* What to work on *
Write the data out again exactly, dropping any images it holds.

Plotting code records
=-=-=
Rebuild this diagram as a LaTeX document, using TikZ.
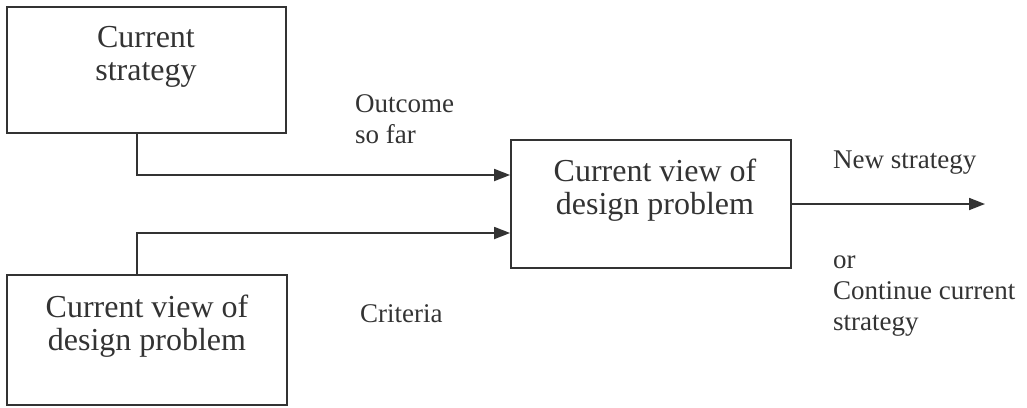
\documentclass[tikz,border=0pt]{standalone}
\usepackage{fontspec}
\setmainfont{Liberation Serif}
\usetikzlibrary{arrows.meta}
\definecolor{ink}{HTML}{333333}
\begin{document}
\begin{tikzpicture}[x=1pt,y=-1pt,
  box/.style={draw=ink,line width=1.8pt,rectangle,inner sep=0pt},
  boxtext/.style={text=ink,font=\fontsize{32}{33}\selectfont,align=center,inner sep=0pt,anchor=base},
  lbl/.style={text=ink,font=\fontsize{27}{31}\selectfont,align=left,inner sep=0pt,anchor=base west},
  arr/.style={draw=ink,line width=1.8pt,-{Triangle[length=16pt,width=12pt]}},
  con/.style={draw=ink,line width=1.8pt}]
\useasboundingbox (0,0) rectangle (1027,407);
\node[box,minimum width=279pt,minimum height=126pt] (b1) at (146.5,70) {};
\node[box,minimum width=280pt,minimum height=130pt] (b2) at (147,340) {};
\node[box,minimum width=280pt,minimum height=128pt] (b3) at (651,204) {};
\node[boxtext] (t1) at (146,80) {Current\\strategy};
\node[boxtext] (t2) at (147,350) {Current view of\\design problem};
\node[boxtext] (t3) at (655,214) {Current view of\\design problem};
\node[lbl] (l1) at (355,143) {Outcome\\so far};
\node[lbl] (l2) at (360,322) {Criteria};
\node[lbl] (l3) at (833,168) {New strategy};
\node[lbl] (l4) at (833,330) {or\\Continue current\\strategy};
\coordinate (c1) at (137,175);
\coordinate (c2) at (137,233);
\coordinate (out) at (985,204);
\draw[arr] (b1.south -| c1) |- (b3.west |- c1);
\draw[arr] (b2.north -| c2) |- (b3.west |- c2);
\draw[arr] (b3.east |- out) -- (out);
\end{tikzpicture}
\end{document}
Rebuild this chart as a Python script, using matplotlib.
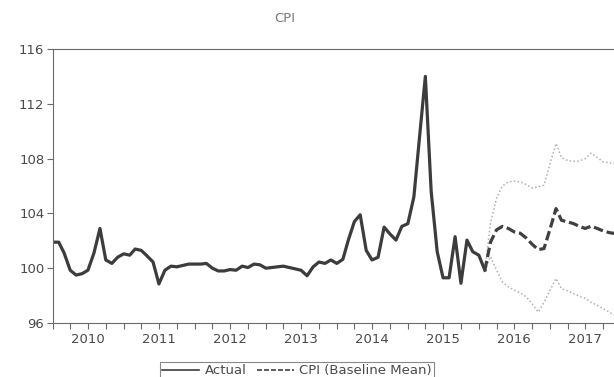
=-=-=
* Response for this exercise *
Rebuild this diagram as a LaTeX document, using TikZ.
\documentclass[tikz,border=0pt]{standalone}
\usepackage{fontspec}
\setmainfont{Liberation Serif}
\usetikzlibrary{arrows.meta}
\definecolor{ink}{HTML}{333333}
\begin{document}
\begin{tikzpicture}[x=1pt,y=-1pt,
  box/.style={draw=ink,line width=1.8pt,rectangle,inner sep=0pt},
  boxtext/.style={text=ink,font=\fontsize{32}{33}\selectfont,align=center,inner sep=0pt,anchor=base},
  lbl/.style={text=ink,font=\fontsize{27}{31}\selectfont,align=left,inner sep=0pt,anchor=base west},
  arr/.style={draw=ink,line width=1.8pt,-{Triangle[length=16pt,width=12pt]}},
  con/.style={draw=ink,line width=1.8pt}]
\useasboundingbox (0,0) rectangle (1027,407);
\node[box,minimum width=279pt,minimum height=126pt] (b1) at (146.5,70) {};
\node[box,minimum width=280pt,minimum height=130pt] (b2) at (147,340) {};
\node[box,minimum width=280pt,minimum height=128pt] (b3) at (651,204) {};
\node[boxtext] (t1) at (146,80) {Current\\strategy};
\node[boxtext] (t2) at (147,350) {Current view of\\design problem};
\node[boxtext] (t3) at (655,214) {Current view of\\design problem};
\node[lbl] (l1) at (355,143) {Outcome\\so far};
\node[lbl] (l2) at (360,322) {Criteria};
\node[lbl] (l3) at (833,168) {New strategy};
\node[lbl] (l4) at (833,330) {or\\Continue current\\strategy};
\coordinate (c1) at (137,175);
\coordinate (c2) at (137,233);
\coordinate (out) at (985,204);
\draw[arr] (b1.south -| c1) |- (b3.west |- c1);
\draw[arr] (b2.north -| c2) |- (b3.west |- c2);
\draw[arr] (b3.east |- out) -- (out);
\end{tikzpicture}
\end{document}
Rebuild this chart as a Python script, using matplotlib.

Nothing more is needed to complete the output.